On the basis of this quick review, it looks to me like the calpolli was not a regular unit of social organization in the Toluca Valley and Calixtlahuaca in Postclassic or early colonial times. This is by no means a firmly-established finding, and I will keep trying to test it; my next step is probably to talk to some of the historians who know the Toluca documents well.

But if this finding holds up, what does it mean? Right now I will only say that the lack of calpollis would suggest that local social organization at Calixtlahuaca was very different from the patterns I found in Morelos. And now it is time for all of us project members to think about the possible implications of this for our understanding of Calixtlahuaca.

Some sources on the calpolli


Carrasco, Pedro  (1972)  La casa y hacienda de un señor tlahuica.
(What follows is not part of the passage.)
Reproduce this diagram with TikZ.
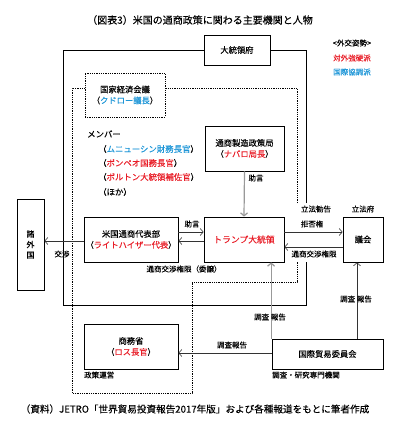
\documentclass[tikz,border=0pt]{standalone}
\usepackage{fontspec}
\setmainfont{Noto Sans CJK JP}[FakeBold=0.2]
\usetikzlibrary{arrows.meta}
\definecolor{hard}{RGB}{232,30,40}
\definecolor{coop}{RGB}{30,150,215}
\begin{document}
\begin{tikzpicture}[x=1pt,y=-1pt,
 box/.style={draw,line width=0.8pt,inner sep=0pt,align=center,font=\fontsize{8.3}{11}\selectfont},
 lbl/.style={font=\fontsize{7.5}{9}\selectfont,inner sep=1pt},
 arr/.style={-{Straight Barb[length=3pt,width=7pt]},line width=0.6pt,draw=black!80},
 garr/.style={-{Straight Barb[length=3pt,width=7pt]},line width=1.2pt,draw=black!40},
 frame/.style={line width=0.8pt},
 dframe/.style={line width=0.8pt,densely dotted},
]
\useasboundingbox (0,0) rectangle (402,433);
% title
\node[font=\fontsize{10}{12}\selectfont] (title) at (200,20) {（図表3）米国の通商政策に関わる主要機関と人物};
% legend
\node[lbl] (leg) at (352,43) {<外交姿勢>};
\node[lbl,text=hard] (leg1) at (352,58) {対外強硬派};
\node[lbl,text=coop] (leg2) at (352,72) {国際協調派};

% boxes
\node[box,fill=white,minimum width=66pt,minimum height=30pt] (wh) at (237,50) {大統領府};
\node[box,dframe,minimum width=80pt,minimum height=44pt] (nec) at (125,95) {国家経済会議\\（\textcolor{coop}{クドロー議長}）};
\node[box,minimum width=79pt,minimum height=45pt] (otmp) at (244.5,148.5) {通商製造政策局\\（\textcolor{hard}{ナバロ局長}）};
\node[box,minimum width=80pt,minimum height=45pt,text=hard,font=\fontsize{8.8}{11}\selectfont] (trump) at (244,239.5) {トランプ大統領};
\node[box,minimum width=94pt,minimum height=45pt] (ustr) at (131,239.5) {米国通商代表部\\（\textcolor{hard}{ライトハイザー代表}）};
\node[box,minimum width=27pt,minimum height=91pt,font=\fontsize{8}{10.5}\selectfont] (foreign) at (30.5,244.5) {諸\\外\\国};
\node[box,minimum width=40pt,minimum height=45pt] (congress) at (363,239.5) {議会};
\node[box,minimum width=111pt,minimum height=30pt] (itc) at (327.5,354) {国際貿易委員会};
\node[box,minimum width=94pt,minimum height=45pt] (doc) at (131,346.5) {商務省\\（\textcolor{hard}{ロス長官}）};

% solid frame (Executive Office)
\draw[frame] (wh.west |- 0,50) -- (63,50) -- (63,305) -- (306,305) -- (306,262);
\draw[frame] (306,203) -- (306,50) -- (wh.east |- 0,50);
% dotted frame (NEC)
\draw[dframe] (nec.west |- 0,88) -- (72,88) -- (72,393) -- (192,393) -- (192,282) -- (297,282) -- (297,262);
\draw[dframe] (297,203) -- (297,88) -- (nec.east |- 0,88);

% members
\begin{scope}[every node/.style={font=\fontsize{8.4}{10}\selectfont,anchor=west,inner sep=0pt}]
\node (mem) at (87,134) {メンバー};
\node (m1) at (98,149) {（\textcolor{coop}{ムニューシン財務長官}）};
\node (m2) at (98,163) {（\textcolor{hard}{ポンペオ国務長官}）};
\node (m3) at (98,177) {（\textcolor{hard}{ボルトン大統領補佐官}）};
\node (m4) at (98,192) {（ほか）};
\end{scope}

% connectors
\draw[garr] (otmp.south) -- (trump.north);
\node[lbl] (l1) at (256,178) {助言};

\draw[arr] ([yshift=7.5pt]ustr.east) -- ([yshift=7.5pt]trump.west);
\node[lbl] (l2) at (192,224) {助言};
\draw[arr] ([yshift=-1.5pt]trump.west) -- ([yshift=-1.5pt]ustr.east);
\node[lbl] (l3) at (184,269) {通商交渉権限（委譲）};

\draw[arr] ([yshift=-1.5pt]ustr.west) coordinate (a) -- (a -| foreign.east);
\node[lbl] (l4) at (62,254) {交渉};

\draw[arr] ([yshift=7.5pt]trump.east) -- ([yshift=7.5pt]congress.west);
\node[lbl] (l5) at (316,209) {立法勧告};
\node[lbl] (l6) at (312,224) {拒否権};
\node[lbl] (l7) at (363,209) {立法府};
\draw[arr] ([yshift=-7.5pt]congress.west) -- ([yshift=-7.5pt]trump.east);
\node[lbl] (l8) at (314,254) {通商交渉権限};

\draw[garr] ([xshift=-0.5pt]itc.north west) coordinate (b) -- (b |- trump.south);
\node[lbl] (l9) at (270,317) {調査\ 報告};
\draw[arr] ([xshift=29.5pt]itc.north) coordinate (c) -- (c |- congress.south);
\node[lbl] (l10) at (356,299) {調査\ 報告};
\draw[arr] ([yshift=1pt]itc.west) coordinate (d) -- (d -| doc.east);
\node[lbl] (l11) at (232,345) {調査報告};

\node[lbl,anchor=west] (l12) at (83,375) {政策運営};
\node[lbl,anchor=west] (l13) at (271,375) {調査・研究専門機関};

% source
\node[font=\fontsize{9.6}{12}\selectfont] (src) at (195,409) {（資料）JETRO「世界貿易投資報告2017年版」および各種報道をもとに筆者作成};
\end{tikzpicture}
\end{document}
Estudios de Cultura Náhuatl 10:235-244.

Hicks, Frederic  (2010)  Labor Squads, Noble Houses, and Other Things called "Barrios" in Aztec Mexico. Nahua Newsletter 49:13-21.

Lockhart, James  (1992)  The Nahuas After the Conquest: A Social and Cultural History of the Indians of Central Mexico, Sixteenth Through Eighteenth Centuries. Stanford University Press, Stanford.

Reyes García, Luis  (1996)  El término calpulli en documentos del siglo XVI. In Documentos nahas de la Ciudad de México del siglo XVI, edited by Luis Reyes García, Celestino Eustaquio Solís, Armando Valencia Ríos, Constantino Medina Lima and Gregorio Guerrero Días, pp. 21-68. CIESAS, Mexico City.

Smith, Michael E.  (1993)  Houses and the Settlement Hierarchy in Late Postclassic Morelos: A Comparison of Archaeology and Ethnohistory. In Prehispanic Domestic Units in Western Mesoamerica: Studies of the Household, Compound, and Residence, edited by Robert S. Santley and Kenneth G. Hirth, pp. 191-206. CRC Press, Boca Raton.